High rates keep customers away from dry fruit shops

Our Correspondent
Wednesday, Nov 17, 2021

Rawalpindi : The high prices of dry fruits, usually known as the ‘charm of winter season’, have kept the common people away from shops amid fast decreasing temperatures in the winter season.

According to the shopkeepers, the dry fruit shops start witnessing a rush of customers from November because eating dry fruit is one of the favourite pastimes of the people.

The people who love eating dry fruits have no choice except to buy them significantly higher rates to satisfy their cravings. The most selling dry fruits, that have shown considerable hikes in prices this year, include almonds, pistachio, walnuts, and cashew nuts. The rate list displayed at the shops showed the price of one kilogramme of ‘chilghoza (pine nuts)’ as Rs5,500; figs Rs1,800; almond Rs1,000; almond nuts Rs1,400; ‘mewa’ Rs600; cashew nut Rs1980; pistachio Rs.1,880; pistachio nuts Rs3,000; apricot Rs580; and walnut nuts Rs1,700.

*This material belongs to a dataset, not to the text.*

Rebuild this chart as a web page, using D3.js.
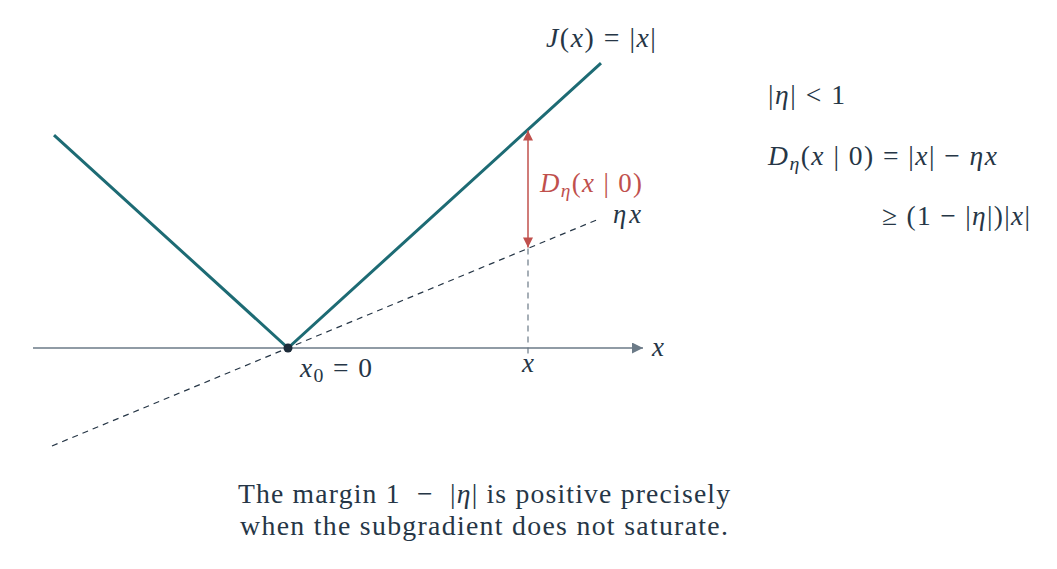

Babar Jan, a shopkeeper at Raja Bazaar, said the customers take a keen interest in walnuts that are mostly brought from Central Asian states but rising transportation costs also caused a hike in their prices. When asked, he said almonds have been brought from Iran and Afghanistan and when they reached Quetta the rate was Rs500 per kg, adding “When they were shipped northward their rate increases up to Rs1,000 due to rising fuel prices.” The frustrated buyers mostly belonging to the middle class of the society have complained that price hikes have made it difficult for them to enjoy dry fruits in the winter.

“Now the time has come when the elite class of the society can only enjoy dry fruits because the low-income people have no financial resources to buy them,” said Ahsan Ellahi, a visitor at the market.